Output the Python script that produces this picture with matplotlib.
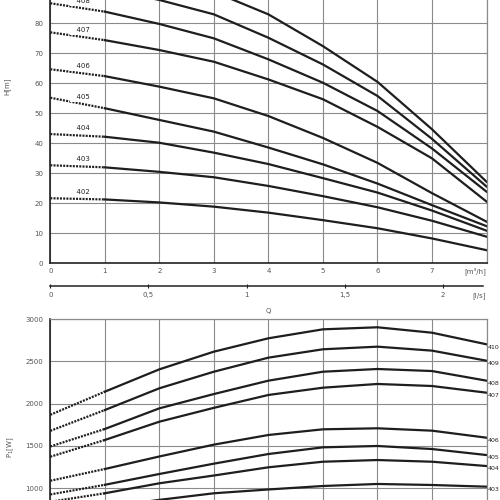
import numpy as np
import matplotlib
matplotlib.use("Agg")
import matplotlib.pyplot as plt
from matplotlib.transforms import blended_transform_factory

# flow rate in m3/h
Q = [0, 1, 2, 3, 4, 5, 6, 7, 8]

# head H [m] per pump type
h402 = [21.7, 21.3, 20.3, 18.9, 16.9, 14.4, 11.7, 8.3, 4.4]
h403 = [32.7, 32.0, 30.5, 28.7, 25.8, 22.4, 18.7, 14.2, 8.9]
h404 = [43.1, 42.2, 40.2, 36.9, 33.1, 28.4, 23.6, 17.6, 10.9]
h405 = [55.2, 51.7, 47.8, 43.9, 38.6, 33.0, 26.6, 19.4, 12.4]
h406 = [64.7, 62.4, 58.9, 55.0, 49.1, 41.8, 33.5, 23.4, 13.9]
h407 = [77.0, 74.4, 71.1, 67.2, 61.3, 54.7, 45.5, 35.0, 20.6]
h408 = [86.7, 83.9, 79.8, 75.0, 68.0, 60.2, 50.8, 38.3, 23.9]
h409 = [94.0, 91.5, 87.8, 83.0, 75.2, 66.3, 55.8, 41.5, 25.6]
h410 = [100.0, 98.0, 95.0, 90.5, 83.0, 72.4, 60.5, 44.7, 27.2]

# power P1 [W] per pump type
p403 = [680, 775, 862, 940, 985, 1026, 1050, 1038, 1018]
p404 = [840, 940, 1058, 1150, 1247, 1313, 1333, 1313, 1262]
p405 = [926, 1040, 1168, 1290, 1404, 1483, 1499, 1463, 1392]
p406 = [1088, 1227, 1375, 1515, 1629, 1696, 1708, 1680, 1597]
p407 = [1372, 1570, 1786, 1950, 2102, 2188, 2232, 2208, 2129]
p408 = [1493, 1700, 1944, 2113, 2271, 2377, 2409, 2385, 2271]
p409 = [1678, 1924, 2181, 2377, 2543, 2642, 2673, 2626, 2507]
p410 = [1868, 2141, 2405, 2614, 2772, 2878, 2902, 2838, 2701]

head = {"402": h402, "403": h403, "404": h404, "405": h405, "406": h406,
        "407": h407, "408": h408, "409": h409, "410": h410}
power = {"403": p403, "404": p404, "405": p405, "406": p406,
         "407": p407, "408": p408, "409": p409, "410": p410}

h_ticks = [0, 10, 20, 30, 40, 50, 60, 70, 80]
p_ticks = [1000, 1500, 2000, 2500, 3000]
ls_ticks = [0, 0.5, 1, 1.5, 2]
ls_labels = ["0", "0,5", "1", "1,5", "2"]

LINE = "#1e1e1e"
GRID = "#8a8a8a"
TXT = "#555555"
FS = 5

plt.rcParams["font.family"] = ["DejaVu Sans"]

fig = plt.figure(figsize=(5, 5), dpi=100)
ax_h = fig.add_axes([0.1006, 0.4733, 0.8724, 0.54])
ax_p = fig.add_axes([0.1006, -0.061, 0.8724, 0.423])
ax_q = fig.add_axes([0.1006, 0.4286, 0.8724, 0.001])


def style(ax):
    ax.set_xlim(0, 8)
    ax.set_xticks(Q)
    ax.grid(True, color=GRID, lw=0.8)
    ax.set_axisbelow(True)
    for s in ["left", "bottom"]:
        ax.spines[s].set_color("#222222")
        ax.spines[s].set_linewidth(1.2)
    for s in ["right", "top"]:
        ax.spines[s].set_color(GRID)
        ax.spines[s].set_linewidth(0.9)
    ax.tick_params(length=0, labelsize=FS, labelcolor=TXT, pad=5)


def draw(ax, vals):
    ax.plot(Q[:2], vals[:2], color=LINE, lw=1.6, ls=(0, (0.9, 0.55)),
            dash_capstyle="butt")
    ax.plot(Q[1:], vals[1:], color=LINE, lw=1.6)


# head chart
style(ax_h)
ax_h.set_ylim(0, 90)
ax_h.set_yticks(h_ticks)
ax_h.set_xticklabels([str(q) for q in Q[:-1]] + [""])
ax_h.tick_params(axis="x", pad=3.5)
for name, vals in head.items():
    draw(ax_h, vals)
    y = np.interp(0.6, Q, vals)
    ax_h.annotate(f"  {name}  ", xy=(0.6, y), xytext=(0, 5.2),
                  textcoords="offset points", ha="center", va="center",
                  fontsize=FS, color="#222222",
                  bbox=dict(fc="white", ec="none", pad=1.6))
tr = blended_transform_factory(ax_h.transData, ax_h.transAxes)
ax_h.text(8, -0.027, "[m³/h]", transform=tr, ha="right", va="center",
          fontsize=FS, color=TXT)
fig.text(0.008, 1 - 86 / 500, "H[m]", rotation=90, ha="left", va="center",
         fontsize=FS, color=TXT)

# l/s scale
ax_q.set_xlim(0, 8 / 3.6)
ax_q.set_yticks([])
ax_q.set_facecolor("none")
for s in ["left", "right", "top"]:
    ax_q.spines[s].set_visible(False)
ax_q.spines["bottom"].set_color("#222222")
ax_q.spines["bottom"].set_linewidth(1.1)
ax_q.spines["bottom"].set_bounds(0, 7.94 / 3.6)
ax_q.set_xticks(ls_ticks, labels=ls_labels)
ax_q.tick_params(axis="x", direction="inout", length=3, width=0.8,
                 color="#222222", labelsize=FS, labelcolor=TXT, pad=3)
fig.text(486 / 500, 1 - 295.5 / 500, "[l/s]", ha="right", va="center",
         fontsize=FS, color=TXT)
fig.text(268 / 500, 1 - 311 / 500, "Q", ha="center", va="center",
         fontsize=FS, color=TXT)

# power chart
style(ax_p)
ax_p.set_ylim(500, 3000)
ax_p.set_yticks(p_ticks)
ax_p.set_xticklabels([])
for name, vals in power.items():
    draw(ax_p, vals)
    ax_p.annotate(name, xy=(8, vals[-1]), xytext=(0.8, -2),
                  textcoords="offset points", ha="left", va="center",
                  fontsize=4.5, color="#222222", annotation_clip=False)
fig.text(0.012, 1 - 447 / 500, "P$_1$[W]", rotation=90, ha="left",
         va="center", fontsize=FS, color=TXT)

fig.savefig("out.png", dpi=100)
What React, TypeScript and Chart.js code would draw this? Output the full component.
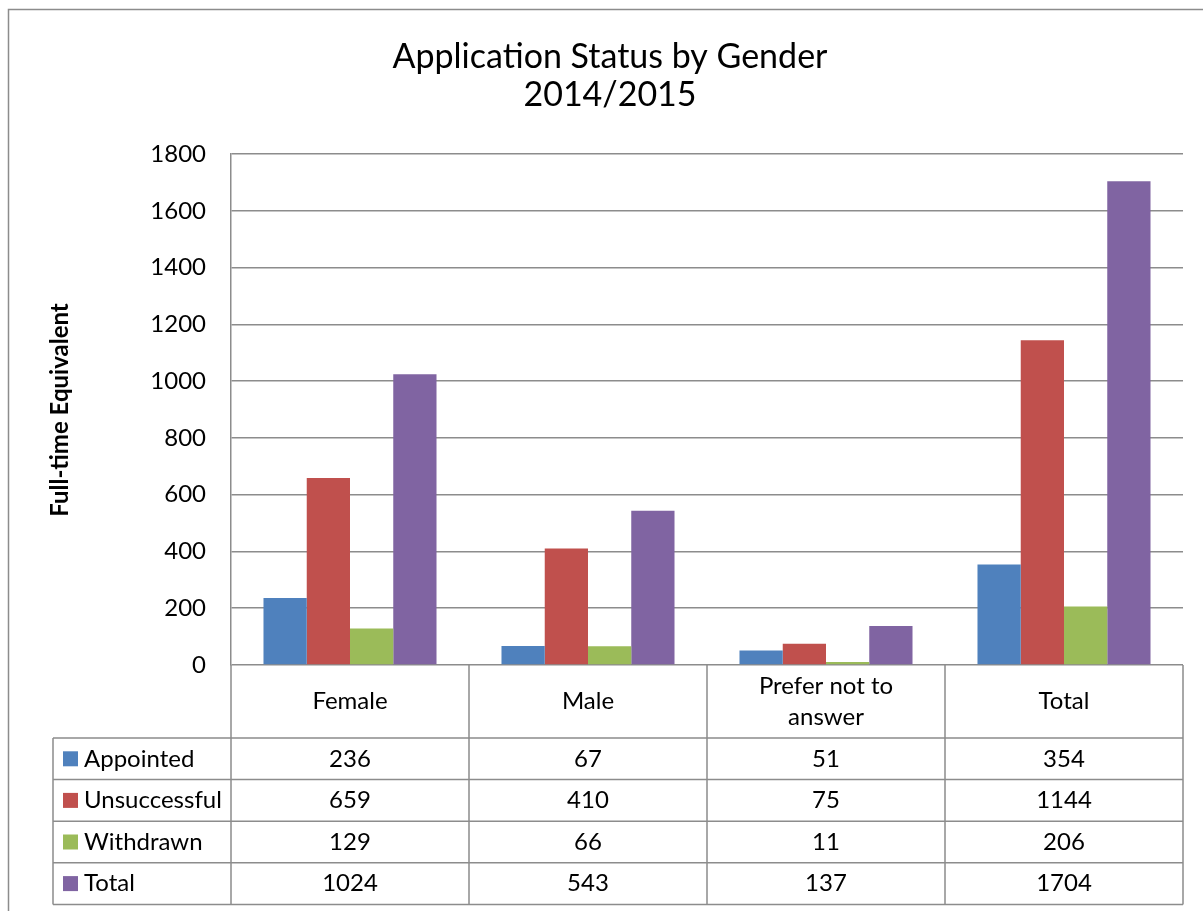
import React, { useEffect, useRef } from 'react';
import { Chart, registerables } from 'chart.js';

Chart.register(...registerables);

// ---- Data ----
const categories = ['Female', 'Male', 'Prefer not to answer', 'Total'];
const categoryLines = [['Female'], ['Male'], ['Prefer not to', 'answer'], ['Total']];
const seriesNames = ['Appointed', 'Unsuccessful', 'Withdrawn', 'Total'];
const appointed = [236, 67, 51, 354];
const unsuccessful = [659, 410, 75, 1144];
const withdrawn = [129, 66, 11, 206];
const totals = [1024, 543, 137, 1704];
const seriesColors = ['#4F81BD', '#C0504D', '#9BBB59', '#8064A2'];
const titleLines = ['Application Status by Gender', '2014/2015'];
const yAxisTitle = 'Full-time Equivalent';
const yMin = 0;
const yMax = 1800;
const yStep = 200;

const FONT = 'Lato, "Open Sans", sans-serif';
const LINE = '#8c8c8c';

const W = 1203;
const H = 911;

const decorPlugin = {
  id: 'decor',
  afterDraw(chart: any) {
    const ctx: CanvasRenderingContext2D = chart.ctx;
    const area = chart.chartArea;
    ctx.save();

    // outer frame
    ctx.strokeStyle = LINE;
    ctx.lineWidth = 1.5;
    ctx.strokeRect(8.5, 9.5, W + 20, H + 20);

    // title
    ctx.fillStyle = '#000';
    ctx.textAlign = 'center';
    ctx.textBaseline = 'alphabetic';
    ctx.font = `34px ${FONT}`;
    ctx.fillText(titleLines[0], 610, 68);
    ctx.fillText(titleLines[1], 610, 106);

    // y axis title
    ctx.save();
    ctx.translate(60, 410);
    ctx.rotate(-Math.PI / 2);
    ctx.font = `bold 24px ${FONT}`;
    ctx.textBaseline = 'middle';
    ctx.fillText(yAxisTitle, 0, 0);
    ctx.restore();

    // data table
    const n = categories.length;
    const catW = (area.right - area.left) / n;
    const headerTop = area.bottom;
    const headerBottom = headerTop + 73;
    const rowH = 41.6;
    const tableLeft = 53;
    const rows = [appointed, unsuccessful, withdrawn, totals];
    const tableBottom = headerBottom + rowH * rows.length;

    ctx.strokeStyle = LINE;
    ctx.lineWidth = 1.5;
    ctx.beginPath();
    for (let i = 0; i <= n; i++) {
      const x = area.left + catW * i;
      ctx.moveTo(x, headerTop);
      ctx.lineTo(x, tableBottom);
    }
    ctx.moveTo(tableLeft, headerBottom);
    ctx.lineTo(tableLeft, tableBottom);
    for (let r = 0; r <= rows.length; r++) {
      const y = headerBottom + rowH * r;
      ctx.moveTo(tableLeft, y);
      ctx.lineTo(area.right, y);
    }
    ctx.stroke();

    // header labels
    ctx.fillStyle = '#000';
    ctx.font = `24px ${FONT}`;
    ctx.textAlign = 'center';
    ctx.textBaseline = 'middle';
    const xScale = chart.scales.x;
    for (let i = 0; i < n; i++) {
      const cx = xScale.getPixelForValue(i);
      const lines = categoryLines[i];
      const lh = 31;
      const cy = (headerTop + headerBottom) / 2;
      lines.forEach((ln, k) => {
        ctx.fillText(ln, cx, cy + (k - (lines.length - 1) / 2) * lh);
      });
    }

    // rows
    rows.forEach((vals, r) => {
      const cy = headerBottom + rowH * r + rowH / 2;
      ctx.fillStyle = seriesColors[r];
      ctx.fillRect(63, cy - 7.5, 15, 15);
      ctx.fillStyle = '#000';
      ctx.textAlign = 'left';
      ctx.fillText(seriesNames[r], 84, cy);
      ctx.textAlign = 'center';
      vals.forEach((v, i) => {
        ctx.fillText(String(v), xScale.getPixelForValue(i), cy);
      });
    });

    ctx.restore();
  },
};

export default function App() {
  const ref = useRef<HTMLCanvasElement | null>(null);

  useEffect(() => {
    document.body.style.margin = '0';
    const canvas = ref.current;
    if (!canvas) return;
    const seriesData = [appointed, unsuccessful, withdrawn, totals];
    const chart = new Chart(canvas, {
      type: 'bar',
      data: {
        labels: categories,
        datasets: seriesNames.map((name, i) => ({
          label: name,
          data: seriesData[i],
          backgroundColor: seriesColors[i],
          borderWidth: 0,
          categoryPercentage: 0.727,
          barPercentage: 1,
        })),
      },
      options: {
        responsive: false,
        animation: false,
        devicePixelRatio: 1,
        layout: { padding: { left: 0, top: 154, right: W - 1183, bottom: H - 665 } },
        plugins: {
          legend: { display: false },
          title: { display: false },
          tooltip: { enabled: false },
        },
        scales: {
          x: { display: false, offset: true },
          y: {
            min: yMin,
            max: yMax,
            ticks: {
              stepSize: yStep,
              color: '#000',
              padding: 25,
              font: { family: FONT, size: 24 },
              callback: (v: any) => String(v),
            },
            grid: { color: LINE, lineWidth: 1.5, drawTicks: false },
            border: { display: true, color: LINE, width: 1.5 },
            afterFit(scale: any) {
              scale.width = 231;
            },
          },
        },
      },
      plugins: [decorPlugin],
    });
    return () => chart.destroy();
  }, []);

  return (
    <div style={{ width: W, height: H, position: 'relative', background: '#fff' }}>
      <canvas ref={ref} width={W} height={H} style={{ display: 'block' }} />
    </div>
  );
}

------------------------------------------------------------------------

=== WHAT IS EXPECTED ===
Write out the lines running from the one that contains "What React, TypeScript" through the one that contains "Chart.register(...registerables);", ends included, and nothing else. Pictures stay out of the copy.

=== CORRECT RESULT ===
What React, TypeScript and Chart.js code would draw this? Output the full component.
import React, { useEffect, useRef } from 'react';
import { Chart, registerables } from 'chart.js';

Chart.register(...registerables);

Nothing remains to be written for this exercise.